» Material:
────────────────────

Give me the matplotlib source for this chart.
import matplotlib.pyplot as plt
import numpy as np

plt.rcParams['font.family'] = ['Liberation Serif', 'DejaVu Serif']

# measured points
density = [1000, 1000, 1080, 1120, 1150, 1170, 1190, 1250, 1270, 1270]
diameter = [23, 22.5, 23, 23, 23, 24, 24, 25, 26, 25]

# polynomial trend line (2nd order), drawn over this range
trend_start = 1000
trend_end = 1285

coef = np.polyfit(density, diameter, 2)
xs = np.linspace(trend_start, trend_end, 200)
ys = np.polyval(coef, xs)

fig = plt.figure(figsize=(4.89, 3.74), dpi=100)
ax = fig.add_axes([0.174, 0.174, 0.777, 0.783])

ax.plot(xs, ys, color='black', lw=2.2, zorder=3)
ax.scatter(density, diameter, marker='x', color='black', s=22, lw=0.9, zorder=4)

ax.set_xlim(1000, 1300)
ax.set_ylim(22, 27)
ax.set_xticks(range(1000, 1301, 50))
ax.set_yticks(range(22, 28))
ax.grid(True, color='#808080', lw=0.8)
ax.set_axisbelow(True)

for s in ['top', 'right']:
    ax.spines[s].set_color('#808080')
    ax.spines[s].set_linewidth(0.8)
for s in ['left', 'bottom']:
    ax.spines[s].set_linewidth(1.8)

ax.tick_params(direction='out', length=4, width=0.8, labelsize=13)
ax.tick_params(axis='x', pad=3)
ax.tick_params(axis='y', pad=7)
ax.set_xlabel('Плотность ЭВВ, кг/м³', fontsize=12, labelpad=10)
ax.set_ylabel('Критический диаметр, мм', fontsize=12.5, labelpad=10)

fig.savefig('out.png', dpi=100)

────────────────────

» What to produce: Look for lines containing the string "this" and copy them all.

» Written solution:
Give me the matplotlib source for this chart.
# polynomial trend line (2nd order), drawn over this range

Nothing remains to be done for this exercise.